We used to produce a backedge-taken count of %m, but now we produce (-1 + (1 umax (1 + %m))).

We used to produce a backedge-taken count of %m, but now we produce (-1 + (1 umax (1 + %m))).

On your reduced example, it's interesting the the loop backedge is guaranteed to execute when %m is defined. This might be an over-reduction, but we might be able to do a corrected version of D148107 based on the defining scope bound of RHS being guaranteed to reach the backedge test. I'm a bit worried about both the compile time of that, and that I'm over specializing for your possible over-reduced example.

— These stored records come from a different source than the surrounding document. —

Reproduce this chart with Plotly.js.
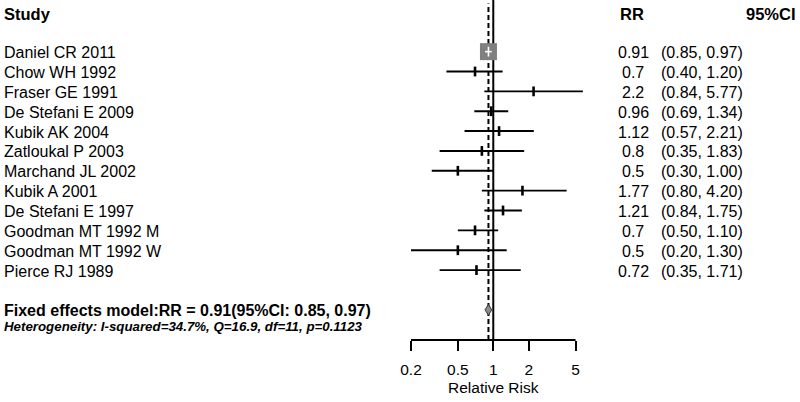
<!DOCTYPE html>
<html>
<head>
<meta charset="utf-8">
<script src="https://cdn.plot.ly/plotly-3.0.1.min.js"></script>
<style>html,body{margin:0;padding:0;background:#fff;}#chart{width:800px;height:402px;}</style>
</head>
<body>
<div id="chart"></div>
<script>
// ---- data ----
const studies = ["Daniel CR 2011","Chow WH 1992","Fraser GE 1991","De Stefani E 2009","Kubik AK 2004","Zatloukal P 2003","Marchand JL 2002","Kubik A 2001","De Stefani E 1997","Goodman MT 1992 M","Goodman MT 1992 W","Pierce RJ 1989"];
const rr    = [0.91, 0.7, 2.2, 0.96, 1.12, 0.8, 0.5, 1.77, 1.21, 0.7, 0.5, 0.72];
const lower = [0.85, 0.40, 0.84, 0.69, 0.57, 0.35, 0.30, 0.80, 0.84, 0.50, 0.20, 0.35];
const upper = [0.97, 1.20, 5.77, 1.34, 2.21, 1.83, 1.00, 4.20, 1.75, 1.10, 1.30, 1.71];
const pooledRR = 0.91, pooledLo = 0.85, pooledHi = 0.97;
const tickVals = [0.2, 0.5, 1, 2, 5];
const tickText = ["0.2", "0.5", "1", "2", "5"];
const heterogeneity = "Heterogeneity: I-squared=34.7%, Q=16.9, df=11, p=0.1123";

// ---- build ----
const FONT = "Arial, 'Liberation Sans', sans-serif";
const pooledRow = studies.length + 1;

// inverse-variance weights: biggest study drawn as a box
const w = lower.map((l, i) => { const se = (Math.log(upper[i]) - Math.log(l)) / 3.92; return 1 / (se * se); });
const big = w.indexOf(Math.max(...w));

const lx = [], ly = [];
const tx = [], ty = [];
studies.forEach((s, i) => {
  if (i === big) return;
  lx.push(lower[i], upper[i], null); ly.push(i, i, null);
  tx.push(rr[i]); ty.push(i);
});

const traces = [
  {type: "scatter", mode: "lines", x: lx, y: ly, line: {color: "#000", width: 1.9}, hoverinfo: "skip"},
  {type: "scatter", mode: "markers", x: tx, y: ty, marker: {symbol: "line-ns", size: 7, line: {color: "#000", width: 2.6}}, hoverinfo: "skip"},
  {type: "scatter", mode: "markers", x: [rr[big]], y: [big], marker: {symbol: "square", size: 17, color: "#808080", line: {width: 0}}, hoverinfo: "skip"},
  {type: "scatter", mode: "lines", x: [lower[big], upper[big]], y: [big, big], line: {color: "#fff", width: 1.6}, hoverinfo: "skip"},
  {type: "scatter", mode: "markers", x: [rr[big]], y: [big], marker: {symbol: "line-ns", size: 7, line: {color: "#fff", width: 1.6}}, hoverinfo: "skip"},
  {type: "scatter", mode: "lines", fill: "toself", fillcolor: "#8c8c8c",
   x: [pooledLo, pooledRR, pooledHi, pooledRR, pooledLo], y: [pooledRow, pooledRow - 0.27, pooledRow, pooledRow + 0.27, pooledRow],
   line: {color: "#333", width: 1}, hoverinfo: "skip"}
];

const ann = [];
const px = v => v / 800;
const rowFont = {family: FONT, size: 16, color: "#000"};
studies.forEach((s, i) => {
  ann.push({text: s, xref: "paper", x: px(2), xanchor: "left", yref: "y", y: i, yanchor: "middle", yshift: -1, showarrow: false, font: rowFont});
  ann.push({text: String(rr[i]), xref: "paper", x: px(633), xanchor: "center", yref: "y", y: i, yanchor: "middle", yshift: -1, showarrow: false, font: rowFont});
  ann.push({text: "(" + lower[i].toFixed(2) + ", " + upper[i].toFixed(2) + ")", xref: "paper", x: px(702), xanchor: "center", yref: "y", y: i, yanchor: "middle", yshift: -1, showarrow: false, font: rowFont});
});
ann.push({text: "<b>Study</b>", xref: "paper", x: px(2), xanchor: "left", yref: "y", y: -1.9, yanchor: "middle", showarrow: false, font: {family: FONT, size: 16.5, color: "#000"}});
ann.push({text: "<b>RR</b>", xref: "paper", x: px(632), xanchor: "center", yref: "y", y: -1.9, yanchor: "middle", showarrow: false, font: {family: FONT, size: 16.5, color: "#000"}});
ann.push({text: "<b>95%CI</b>", xref: "paper", x: px(798), xanchor: "right", yref: "y", y: -1.9, yanchor: "middle", showarrow: false, font: {family: FONT, size: 16.5, color: "#000"}});
ann.push({text: "<b>Fixed effects model:RR = " + pooledRR + "(95%CI: " + pooledLo.toFixed(2) + ", " + pooledHi.toFixed(2) + ")</b>", xref: "paper", x: px(2), xanchor: "left", yref: "y", y: pooledRow, yanchor: "middle", yshift: -1, showarrow: false, font: {family: FONT, size: 16, color: "#000"}});
ann.push({text: "<b><i>" + heterogeneity + "</i></b>", xref: "paper", x: px(2), xanchor: "left", yref: "y", y: pooledRow + 0.8, yanchor: "middle", yshift: -1, showarrow: false, font: {family: FONT, size: 13.3, color: "#000"}});
// axis title, centred on RR = 1
ann.push({text: "Relative Risk", xref: "x", x: Math.log10(tickVals[2]), xanchor: "center", yref: "paper", y: 0, yanchor: "middle", yshift: -47, showarrow: false, font: {family: FONT, size: 15.5, color: "#000"}});

const shapes = [
  {type: "line", layer: "below", xref: "x", x0: 1, x1: 1, yref: "paper", y0: 0, y1: 1, line: {color: "#000", width: 2}},
  {type: "line", layer: "below", xref: "x", x0: pooledRR, x1: pooledRR, yref: "paper", y0: 0, y1: 0.99, line: {color: "#000", width: 2, dash: "5px,3px"}},
  {type: "line", layer: "above", xref: "x", x0: tickVals[0], x1: tickVals[tickVals.length - 1], yref: "paper", y0: 0, y1: 0, line: {color: "#000", width: 2}}
];

const layout = {
  width: 800, height: 402,
  margin: {l: 0, r: 0, t: 0, b: 62},
  paper_bgcolor: "#fff", plot_bgcolor: "#fff",
  showlegend: false,
  xaxis: {
    type: "log", range: [-4.191, 2.606], showgrid: false, zeroline: false, showline: false,
    tickvals: tickVals, ticktext: tickText, ticks: "outside", ticklen: 10, tickwidth: 2, tickcolor: "#000",
    ticklabelstandoff: 5,
    tickfont: {family: FONT, size: 15.5, color: "#000"},
    fixedrange: true
  },
  yaxis: {range: [14.52, -2.6], visible: false, fixedrange: true},
  shapes: shapes,
  annotations: ann
};

Plotly.newPlot("chart", traces, layout, {displayModeBar: false, staticPlot: true});
</script>
</body>
</html>
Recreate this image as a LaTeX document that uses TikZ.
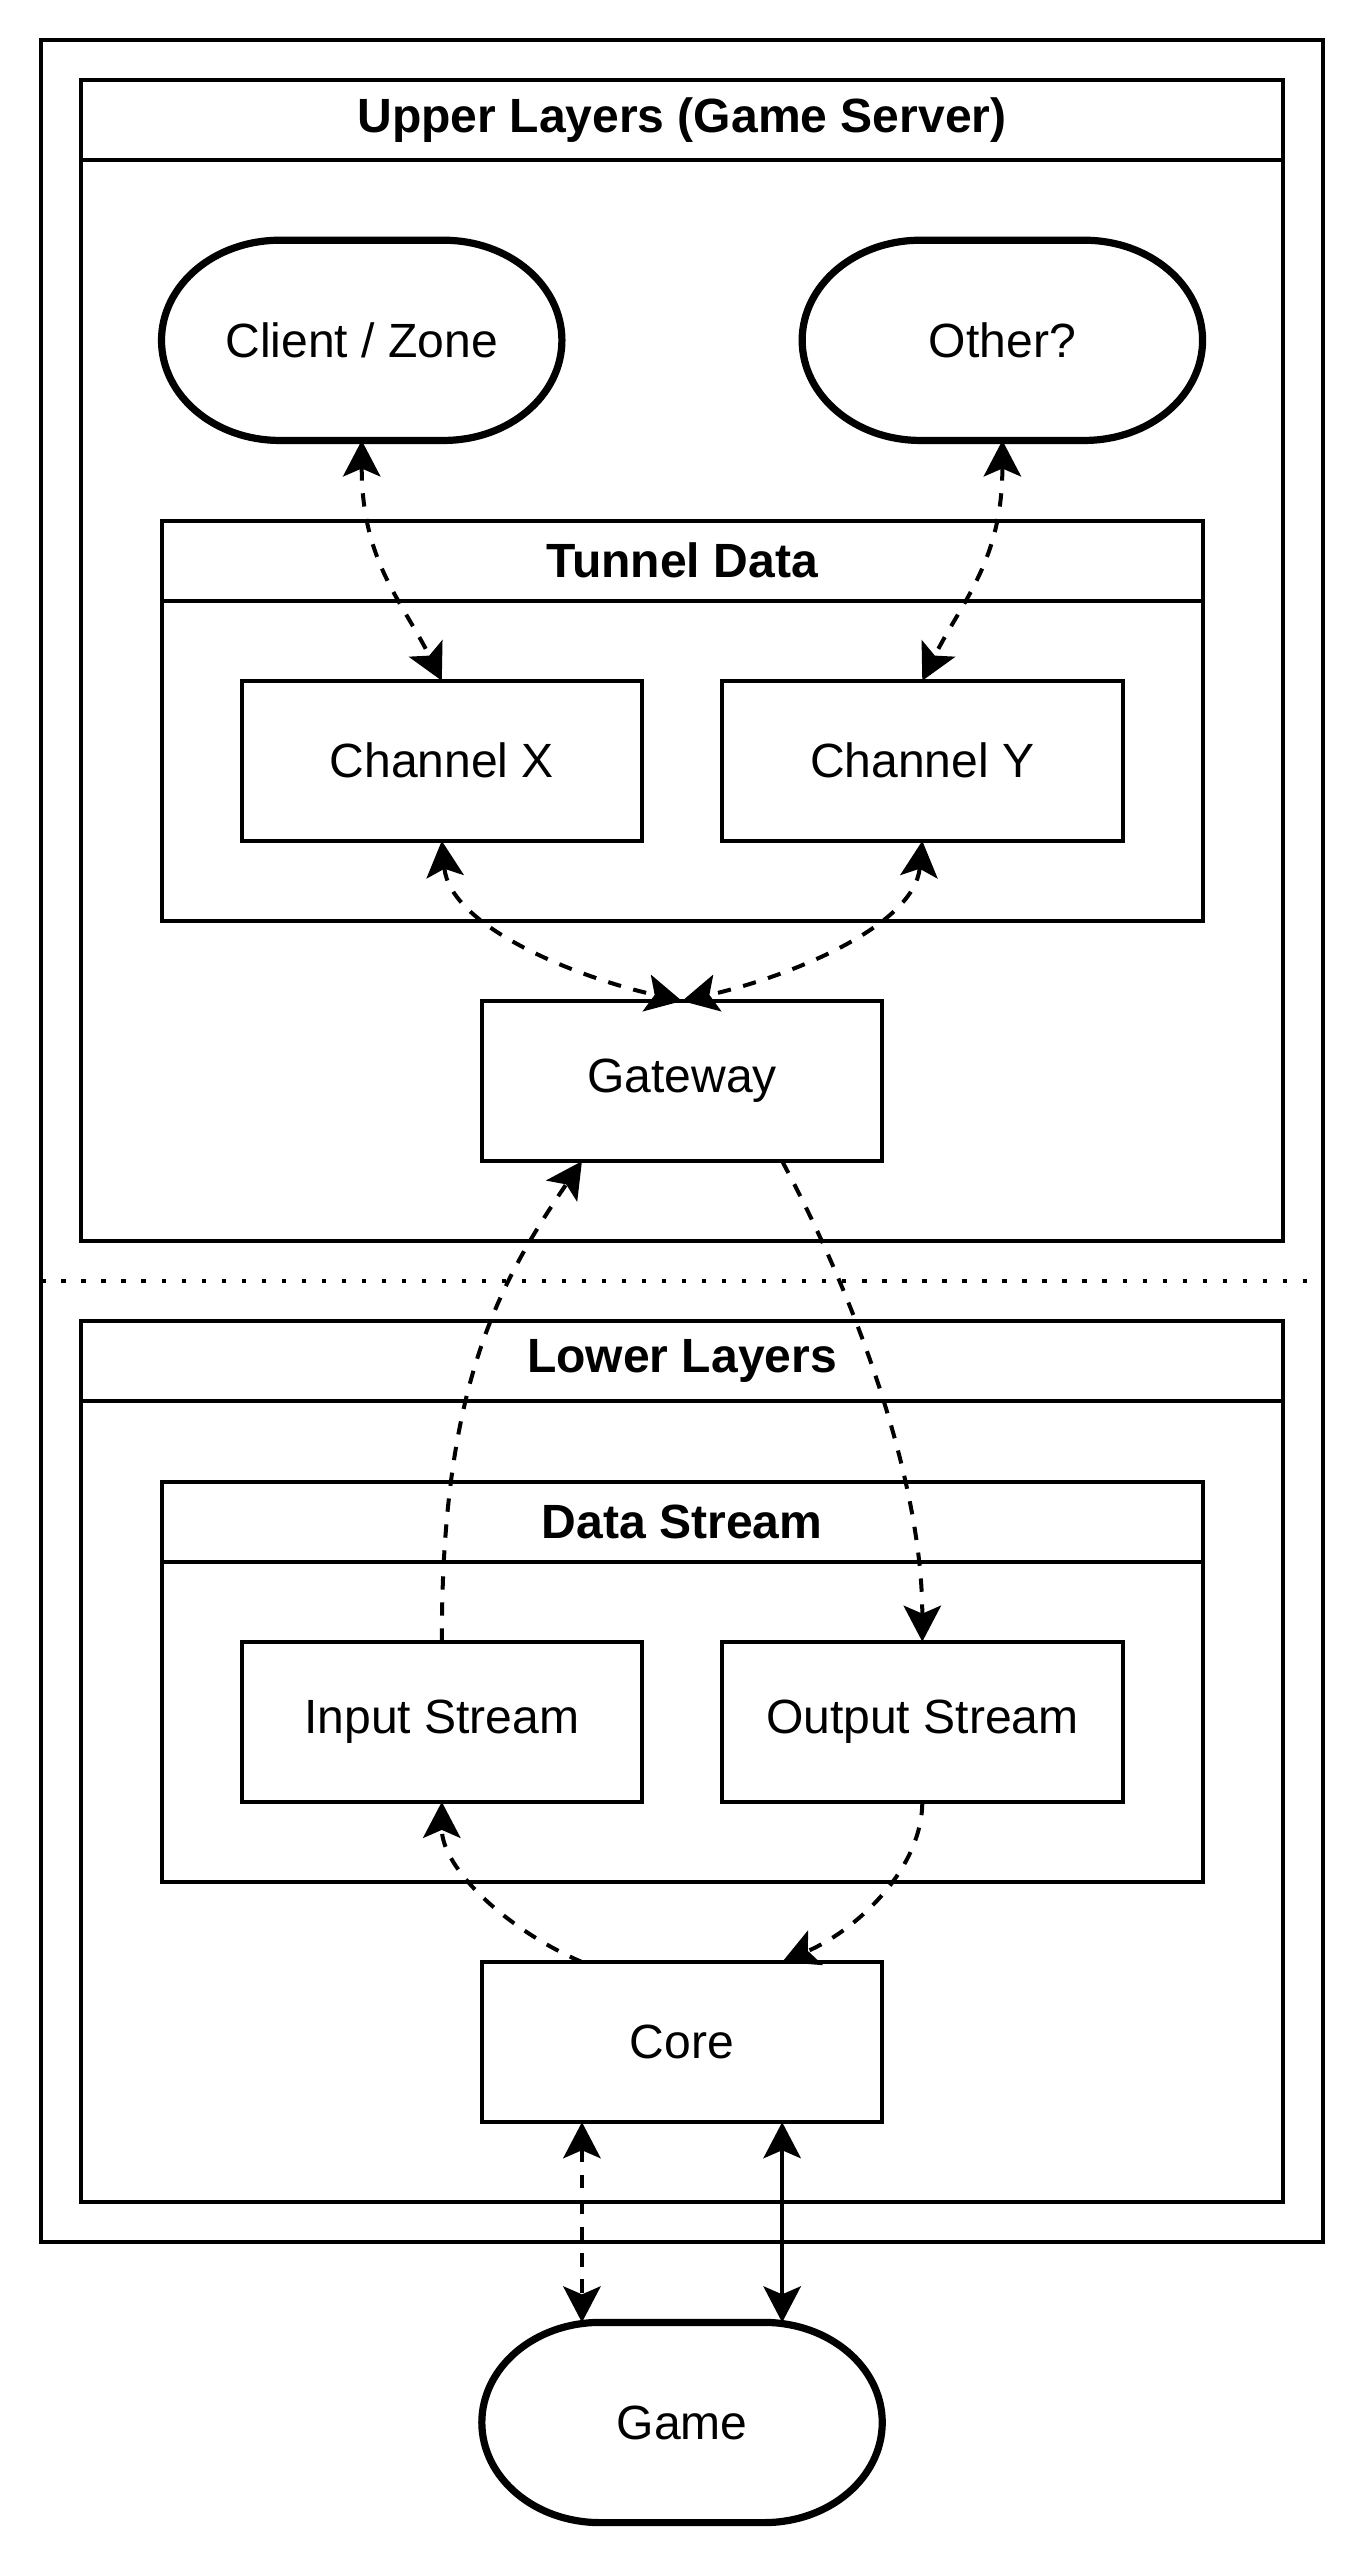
\documentclass[tikz,border=0pt]{standalone}
\usepackage{fontspec}
\setmainfont{Liberation Sans}
\usetikzlibrary{arrows.meta}

% stadium outline round a (blank) node
\newcommand{\Terminator}[1]{%
  \draw[termline] ([xshift=44.25pt]#1.north west) -- ([xshift=-44.25pt]#1.north east)
    arc[start angle=90,end angle=-90,x radius=44.25pt,y radius=37.5pt]
    -- ([xshift=44.25pt]#1.south west)
    arc[start angle=270,end angle=90,x radius=44.25pt,y radius=37.5pt] -- cycle;}
% header rule of a layer box
\newcommand{\Header}[1]{%
  \draw[line width=1.5pt] ([yshift=-30pt]#1.north west) -- ([yshift=-30pt]#1.north east);}

\begin{document}
\begin{tikzpicture}[x=1pt,y=1pt,>={Stealth[length=13.5pt,width=14pt,inset=3pt]}]
  \tikzset{box/.style={draw,line width=1.5pt,inner sep=0pt,outer sep=0pt,
                       minimum width=150pt,minimum height=60pt,
                       font=\fontsize{18pt}{21pt}\selectfont}}
  \tikzset{term/.style={box,draw=none,minimum height=75pt}}
  \tikzset{termline/.style={line width=2.7pt}}
  \tikzset{title/.style={font=\fontsize{18pt}{21pt}\selectfont\bfseries}}
  \tikzset{link/.style={line width=1.5pt}}
  \tikzset{dashlink/.style={link,dash pattern=on 5pt off 4.75pt}}
  \tikzset{sepline/.style={line width=1.6pt,dash pattern=on 1.6pt off 5.9pt}}
  \useasboundingbox (0,0) rectangle (511,962);

  % Server
  \node[box,minimum width=480pt,minimum height=825pt] (Server) at (255.5,534.5) {};
  \coordinate (SepL) at (15.5,482);
  \coordinate (SepR) at (495.5,482);
  \draw[sepline] (SepL) -- (SepR);

  % Upper
  \node[box,minimum width=450pt,minimum height=435pt] (Upper) at (255.5,714.5) {};
  \Header{Upper}
  \node[title] (UpperT) at ([yshift=-15pt]Upper.north) {Upper Layers (Game Server)};
  \node[term] (Client) at (135.5,834.5) {Client / Zone};
  \node[term] (Other) at (375.5,834.5) {Other?};
  \Terminator{Client}
  \Terminator{Other}
  \node[box,minimum width=390pt,minimum height=150pt] (Tunnel) at (255.5,692) {};
  \Header{Tunnel}
  \node[title] (TunnelT) at ([yshift=-15pt]Tunnel.north) {Tunnel Data};
  \node[box] (ChanX) at (165.5,677) {Channel X};
  \node[box] (ChanY) at (345.5,677) {Channel Y};
  \node[box] (Gateway) at (255.5,557) {Gateway};

  % Lower
  \node[box,minimum width=450pt,minimum height=330pt] (Lower) at (255.5,302) {};
  \Header{Lower}
  \node[title] (LowerT) at ([yshift=-15pt]Lower.north) {Lower Layers};
  \node[box,minimum width=390pt,minimum height=150pt] (Stream) at (255.5,332) {};
  \Header{Stream}
  \node[title] (StreamT) at ([yshift=-15pt]Stream.north) {Data Stream};
  \node[box] (InStream) at (165.5,317) {Input Stream};
  \node[box] (OutStream) at (345.5,317) {Output Stream};
  \node[box] (Core) at (255.5,197) {Core};
  \node[term] (Game) at (255.5,54.5) {Game};
  \Terminator{Game}

  % Upper links
  \draw[dashlink,<->] (Client.south) .. controls +(0,-45) and +(-15,30) .. (ChanX.north);
  \draw[dashlink,<->] (Other.south) .. controls +(0,-45) and +(15,30) .. (ChanY.north);
  \draw[dashlink,<->] (ChanX.south) .. controls +(3,-32) and +(-40,9) .. (Gateway.north);
  \draw[dashlink,<->] (ChanY.south) .. controls +(-3,-32) and +(40,9) .. (Gateway.north);

  % Lower links
  \draw[dashlink,->] (InStream.north) .. controls +(0,95) and +(-32,-47) .. ([xshift=37.5pt]Gateway.south west);
  \draw[dashlink,->] ([xshift=-37.5pt]Gateway.south east) .. controls +(28,-52) and +(0,60) .. (OutStream.north);
  \draw[dashlink,->] ([xshift=37.5pt]Core.north west) .. controls +(-28,12) and +(0,-25) .. (InStream.south);
  \draw[dashlink,->] (OutStream.south) .. controls +(0,-25) and +(28,12) .. ([xshift=-37.5pt]Core.north east);

  % Game
  \draw[dashlink,<->] ([xshift=37.5pt]Core.south west) -- ([xshift=37.5pt]Game.north west);
  \draw[link,<->] ([xshift=-37.5pt]Core.south east) -- ([xshift=-37.5pt]Game.north east);
\end{tikzpicture}
\end{document}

The original C code is something like for (unsigned i = 0; i <= m; i++). The reduction just cut out the loop body.

At a high level, determining that the "max" is unnecessary shouldn't be hard; the only reason it's tricky is that howManyLessThans doesn't know that "m+1" doesn't overflow. If we had a dedicated howManyLessThanOrEquals, we would do the right thing without any special logic.